Task brief:
Take each line containing "script" and report it exactly as written.

Data excerpts:
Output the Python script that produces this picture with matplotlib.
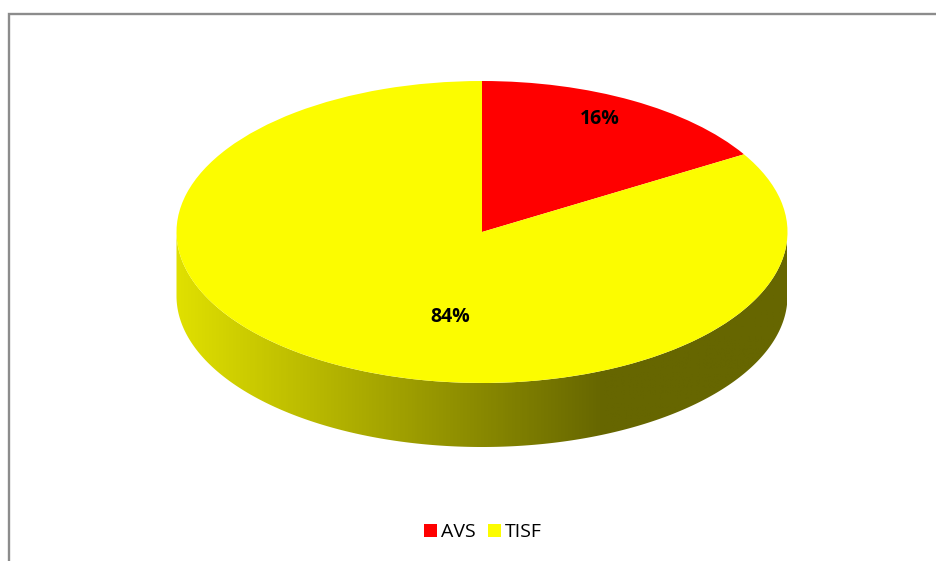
import numpy as np
import matplotlib
matplotlib.use("Agg")
import matplotlib.pyplot as plt
from matplotlib.colors import LinearSegmentedColormap
from matplotlib.patches import Polygon

W, H = 937, 561
categories = ["AVS", "TISF"]
shares = [16.4, 83.6]
colors = ["#ff0000", "#fcfc00"]
side_positions = [0.0, 0.70, 1.0]
side_colors = ["#e0e000", "#666600", "#666600"]

plt.rcParams["font.family"] = ["Open Sans", "DejaVu Sans"]
fig = plt.figure(figsize=(W / 100, H / 100), dpi=100, facecolor="white")

# background layer in pixel coordinates
bg = fig.add_axes([0, 0, 1, 1])
bg.set_xlim(0, W)
bg.set_ylim(H, 0)
bg.axis("off")
bg.plot([9.5, 9.5, W], [H, 13.5, 13.5], color="#8c8c8c", lw=1.7, solid_joinstyle="miter")

cx, cy, rx, ry, depth = 482, 232, 305.5, 151, 64
t = np.linspace(0, np.pi, 300)
xs = cx + rx * np.cos(t)
ys = cy + ry * np.sin(t)
outline = np.r_[np.c_[xs, ys + depth], np.c_[xs[::-1], ys[::-1]]]
clip = Polygon(outline, transform=bg.transData, fc="none", ec="none")
bg.add_patch(clip)
cmap = LinearSegmentedColormap.from_list("side", list(zip(side_positions, side_colors)))
img = bg.imshow(np.linspace(0, 1, 512)[None, :], extent=[cx - rx, cx + rx, cy + ry + depth, cy],
                cmap=cmap, aspect="auto", zorder=1)
img.set_clip_path(clip)
bg.set_xlim(0, W)
bg.set_ylim(H, 0)

# pie top, squashed by an axes with free aspect
ax = fig.add_axes([(cx - rx) / W, 1 - (cy + ry) / H, 2 * rx / W, 2 * ry / H])
ax.patch.set_alpha(0)
wedges, _, autotexts = ax.pie(
    shares, colors=colors, startangle=90, counterclock=False, radius=1,
    autopct="%.0f%%", pctdistance=0.62,
    wedgeprops={"linewidth": 0},
    textprops={"fontsize": 14, "fontweight": "bold", "color": "black"},
)
ax.set_aspect("auto")
ax.set_xlim(-1, 1)
ax.set_ylim(-1, 1)
autotexts[0].set_position((0.385, 0.75))
autotexts[1].set_position((-0.105, -0.56))

fig.legend(wedges, categories, loc="center", bbox_to_anchor=(483 / W, 1 - 532 / H), ncol=2,
           frameon=False, fontsize=14, handlelength=0.68, handleheight=0.68,
           handletextpad=0.2, columnspacing=0.65, labelcolor="black")

fig.savefig("out.png", dpi=100)
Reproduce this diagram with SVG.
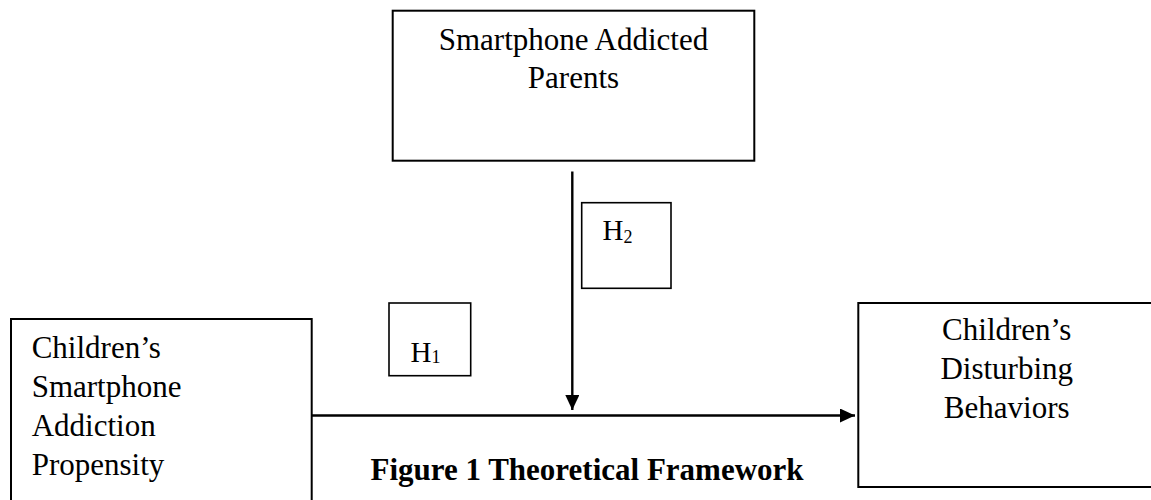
<svg xmlns="http://www.w3.org/2000/svg" width="1151" height="500" viewBox="0 0 1151 500">
  <style>
    .box { fill: #ffffff; stroke: #000000; stroke-width: 2; }
    .hbox { fill: #ffffff; stroke: #000000; stroke-width: 1.6; }
    .t { font-family: "Liberation Serif", "Times New Roman", serif; font-size: 31px; fill: #000000; }
    .h { font-family: "Liberation Serif", "Times New Roman", serif; font-size: 29px; fill: #000000; }
    .cap { font-family: "Liberation Serif", "Times New Roman", serif; font-size: 31px; font-weight: bold; fill: #000000; }
    .conn { stroke: #000000; stroke-width: 2.4; fill: none; }
  </style>
  <defs>
    <marker id="arrow" viewBox="0 0 15 14" refX="15" refY="7" markerWidth="15" markerHeight="14" markerUnits="userSpaceOnUse" orient="auto">
      <path d="M0,0 L15,7 L0,14 Z" fill="#000000"/>
    </marker>
  </defs>
  <rect width="1151" height="500" fill="#ffffff"/>

  <g id="node-parents">
    <rect class="box" x="392.7" y="10.7" width="361.6" height="150"/>
    <text class="t" x="573.5" y="50" text-anchor="middle">Smartphone Addicted</text>
    <text class="t" x="573.5" y="88" text-anchor="middle">Parents</text>
  </g>

  <g id="node-children-propensity">
    <rect class="box" x="11" y="319" width="300.7" height="200"/>
    <text class="t" x="31.7" y="358">Children’s</text>
    <text class="t" x="31.7" y="397">Smartphone</text>
    <text class="t" x="31.7" y="436">Addiction</text>
    <text class="t" x="31.7" y="475">Propensity</text>
  </g>

  <g id="node-children-behaviors">
    <rect class="box" x="858.3" y="303" width="300" height="184"/>
    <text class="t" x="1006.7" y="340" text-anchor="middle">Children’s</text>
    <text class="t" x="1006.7" y="379" text-anchor="middle">Disturbing</text>
    <text class="t" x="1006.7" y="418" text-anchor="middle">Behaviors</text>
  </g>

  <g id="node-h1">
    <rect class="hbox" x="389" y="303" width="81.7" height="72.7"/>
    <text class="h" x="410.5" y="361.7">H<tspan font-size="18" dy="1">1</tspan></text>
  </g>

  <g id="node-h2">
    <rect class="hbox" x="581.7" y="202.7" width="89.3" height="85.6"/>
    <text class="h" x="602.5" y="240">H<tspan font-size="18" dy="2.5">2</tspan></text>
  </g>

  <g id="connectors">
    <line class="conn" x1="311.7" y1="415.5" x2="855" y2="415.5" marker-end="url(#arrow)"/>
    <line class="conn" x1="572.3" y1="171.5" x2="572.3" y2="410" marker-end="url(#arrow)"/>
  </g>

  <text id="caption" class="cap" x="370.5" y="480">Figure 1 Theoretical Framework</text>
</svg>
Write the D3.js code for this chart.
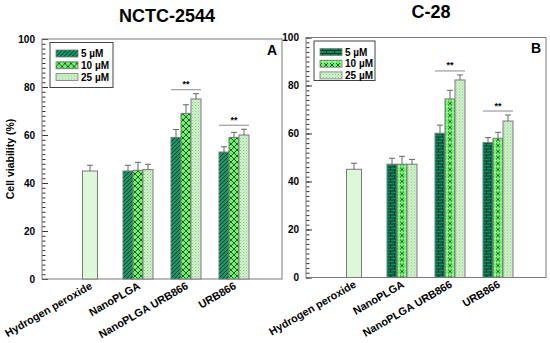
<!DOCTYPE html>
<html>
<head>
<meta charset="utf-8">
<script src="https://cdn.jsdelivr.net/npm/d3@7"></script>
<style>
  body { margin: 0; background: #fff; }
  svg { display: block; font-family: "Liberation Sans", Arial, sans-serif; }
</style>
</head>
<body>
<svg id="chart" width="550" height="343"></svg>
<script>
// data
const categories = ['Hydrogen peroxide', 'NanoPLGA', 'NanoPLGA URB866', 'URB866'];
const concentrations = ['5 \u00B5M', '10 \u00B5M', '25 \u00B5M'];

const peroxideA = [45.0, 2.4];   // mean, sd
const peroxideB = [45.1, 2.5];

// rows: NanoPLGA, NanoPLGA URB866, URB866 ; cols: 5, 10, 25 uM
const meansA = [[45.0, 45.3, 45.6], [59.0, 69.0, 75.0], [52.9, 59.0, 60.0]];
const errsA  = [[2.4, 3.3, 2.2], [3.3, 3.6, 2.2], [2.2, 2.1, 2.4]];
const meansB = [[47.2, 47.2, 47.2], [60.1, 74.4, 82.3], [56.2, 58.0, 65.2]];
const errsB  = [[2.5, 3.3, 2.0], [3.4, 3.6, 2.1], [2.1, 2.5, 2.5]];

const significantA = ['NanoPLGA URB866', 'URB866'];
const significantB = ['NanoPLGA URB866', 'URB866'];

const yTicks = [0, 20, 40, 60, 80, 100];

const svg = d3.select('#chart');
const defs = svg.append('defs');

// ---- fill patterns ----
function pattern(id, w, h, bg, build) {
    const p = defs.append('pattern')
        .attr('id', id)
        .attr('patternUnits', 'userSpaceOnUse')
        .attr('width', w)
        .attr('height', h);
    p.append('rect').attr('width', w).attr('height', h).attr('fill', bg);
    build(p);
}

pattern('diagA', 4, 4, '#0f9968', p => {
    p.append('path')
        .attr('d', 'M-1,1 L1,-1 M0,4 L4,0 M3,5 L5,3')
        .attr('stroke', '#08261a').attr('stroke-width', 0.9);
});
pattern('brickB', 8, 6, '#0e8c5f', p => {
    p.append('path')
        .attr('d', 'M0,0.5 H8 M0,3.5 H8 M0.5,0.5 V3.5 M4.5,3.5 V6.5')
        .attr('stroke', '#06301f').attr('stroke-width', 0.9);
});
pattern('cross', 6, 6, '#6ef26e', p => {
    p.append('path')
        .attr('d', 'M0,0 L6,6 M6,0 L0,6')
        .attr('stroke', '#123812').attr('stroke-width', 0.8);
});
pattern('crossB', 6, 6, '#6ef26e', p => {
    p.append('path')
        .attr('d', 'M0,0 L6,6 M6,0 L0,6')
        .attr('stroke', '#123812').attr('stroke-width', 0.8);
    p.append('circle').attr('cx', 3).attr('cy', 3).attr('r', 1.3).attr('fill', '#9cf79c');
});
pattern('dots', 3, 3, '#d3f3cd', p => {
    p.append('rect').attr('x', 0).attr('y', 0).attr('width', 1).attr('height', 1).attr('fill', '#86c886');
    p.append('rect').attr('x', 1.5).attr('y', 1.5).attr('width', 1).attr('height', 1).attr('fill', '#9ad49a');
});

const panels = [
    { x: 42, y: 39, title: 'NCTC-2544', titleY: 21.5, tag: 'A', tagY: 55, yTitle: true,
      peroxide: peroxideA, means: meansA, errs: errsA, sig: significantA,
      legendW: 63, legendH: 45,
      fills: ['url(#diagA)', 'url(#cross)', 'url(#dots)'] },
    { x: 306, y: 37.5, title: 'C-28', titleY: 18, tag: 'B', tagY: 53, yTitle: false,
      peroxide: peroxideB, means: meansB, errs: errsB, sig: significantB,
      legendW: 61, legendH: 39.5,
      fills: ['url(#brickB)', 'url(#crossB)', 'url(#dots)'] }
];

const W = 240, H = 240;
const edge = '#7a7a7a';

panels.forEach(drawPanel);

function drawPanel(cfg) {
    const g = svg.append('g').attr('transform', `translate(${cfg.x},${cfg.y})`);

    const x = d3.scaleBand().domain(categories).range([0, W]).paddingInner(0).paddingOuter(0.5);
    const xSub = d3.scaleBand().domain(concentrations).range([-15, 15]);
    const y = d3.scaleLinear().domain([0, 100]).range([H, 0]);
    const cx = c => x(c) + x.bandwidth() / 2;

    // minor ticks
    g.append('g')
        .call(d3.axisLeft(y).tickValues(d3.range(0, 101, 2)).tickSize(-3.5).tickFormat(''))
        .call(a => a.select('.domain').remove())
        .selectAll('line').attr('stroke', '#333');

    // major ticks + labels
    const ax = g.append('g')
        .call(d3.axisLeft(y).tickValues(yTicks).tickSize(-6).tickPadding(7));
    ax.select('.domain').remove();
    ax.selectAll('line').attr('stroke', '#333');
    ax.selectAll('text')
        .attr('font-size', 10).attr('font-weight', 'bold').attr('fill', '#000');

    // frame
    g.append('rect')
        .attr('width', W).attr('height', H)
        .attr('fill', 'none').attr('stroke', edge).attr('stroke-width', 1);

    // hydrogen peroxide bar
    const pc = cx(categories[0]);
    g.append('rect')
        .attr('x', pc - 7.5).attr('width', 15)
        .attr('y', y(cfg.peroxide[0])).attr('height', H - y(cfg.peroxide[0]))
        .attr('fill', '#dcf8d8').attr('stroke', edge);
    errorBar(g, pc, y(cfg.peroxide[0]), y(cfg.peroxide[0] + cfg.peroxide[1]));

    // grouped bars
    const rows = [];
    categories.slice(1).forEach((c, i) => {
        concentrations.forEach((k, j) => {
            rows.push({ cat: c, conc: k, j: j, v: cfg.means[i][j], e: cfg.errs[i][j] });
        });
    });

    g.selectAll('rect.bar')
        .data(rows)
        .enter()
        .append('rect')
        .attr('class', 'bar')
        .attr('x', d => cx(d.cat) + xSub(d.conc))
        .attr('width', xSub.bandwidth())
        .attr('y', d => y(d.v))
        .attr('height', d => H - y(d.v))
        .attr('fill', d => cfg.fills[d.j])
        .attr('stroke', edge).attr('stroke-width', 1);

    rows.forEach(d => {
        const bx = cx(d.cat) + xSub(d.conc) + xSub.bandwidth() / 2;
        errorBar(g, bx, y(d.v), y(d.v + d.e));
    });

    // significance markers
    cfg.sig.forEach(c => {
        const r = rows.filter(d => d.cat === c);
        const top = d3.min(r, d => y(d.v + d.e)) - 4;
        g.append('line')
            .attr('x1', cx(c) - 15).attr('x2', cx(c) + 15)
            .attr('y1', top).attr('y2', top)
            .attr('stroke', '#8a8a8a').attr('stroke-width', 1);
        g.append('text')
            .attr('x', cx(c)).attr('y', top - 2.5)
            .attr('text-anchor', 'middle')
            .attr('font-size', 9).attr('font-weight', 'bold')
            .text('**');
    });

    // category labels
    categories.forEach(c => {
        g.append('text')
            .attr('transform', `translate(${cx(c) + 3},${H + 9}) rotate(-30)`)
            .attr('text-anchor', 'end')
            .attr('font-size', 10.8).attr('font-weight', 'bold')
            .text(c);
    });

    // legend
    const lg = g.append('g').attr('transform', 'translate(8,3.5)');
    lg.append('rect')
        .attr('width', cfg.legendW).attr('height', cfg.legendH)
        .attr('fill', '#fff').attr('stroke', '#444').attr('stroke-width', 1);
    const step = cfg.tag === 'A' ? 11.8 : 11.7;
    concentrations.forEach((k, j) => {
        const ry = 11 + j * step;
        lg.append('rect')
            .attr('x', 6).attr('y', ry - 3.5).attr('width', 22).attr('height', 7)
            .attr('fill', cfg.fills[j]).attr('stroke', edge).attr('stroke-width', 0.8);
        lg.append('text')
            .attr('x', 31).attr('y', ry + 3.6)
            .attr('font-size', 10).attr('font-weight', 'bold')
            .text(k);
    });

    // panel tag
    g.append('text')
        .attr('x', W - 5).attr('y', cfg.tagY - cfg.y)
        .attr('text-anchor', 'end')
        .attr('font-size', 14).attr('font-weight', 'bold')
        .text(cfg.tag);

    // title
    svg.append('text')
        .attr('x', cfg.x + W / 2 + 5).attr('y', cfg.titleY)
        .attr('text-anchor', 'middle')
        .attr('font-size', 18).attr('font-weight', 'bold')
        .text(cfg.title);

    if (cfg.yTitle) {
        svg.append('text')
            .attr('transform', `translate(14,${cfg.y + H / 2}) rotate(-90)`)
            .attr('text-anchor', 'middle')
            .attr('font-size', 10.5).attr('font-weight', 'bold')
            .text('Cell viability (%)');
    }
}

function errorBar(g, x0, yBase, yTop) {
    g.append('line')
        .attr('x1', x0).attr('x2', x0).attr('y1', yBase).attr('y2', yTop)
        .attr('stroke', '#666').attr('stroke-width', 1);
    g.append('line')
        .attr('x1', x0 - 3).attr('x2', x0 + 3).attr('y1', yTop).attr('y2', yTop)
        .attr('stroke', '#666').attr('stroke-width', 1);
}
</script>
</body>
</html>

Answer to the exercise:
Output the Python script that produces this picture with matplotlib.
<script src="https://cdn.jsdelivr.net/npm/d3@7"></script>
<script>
</script>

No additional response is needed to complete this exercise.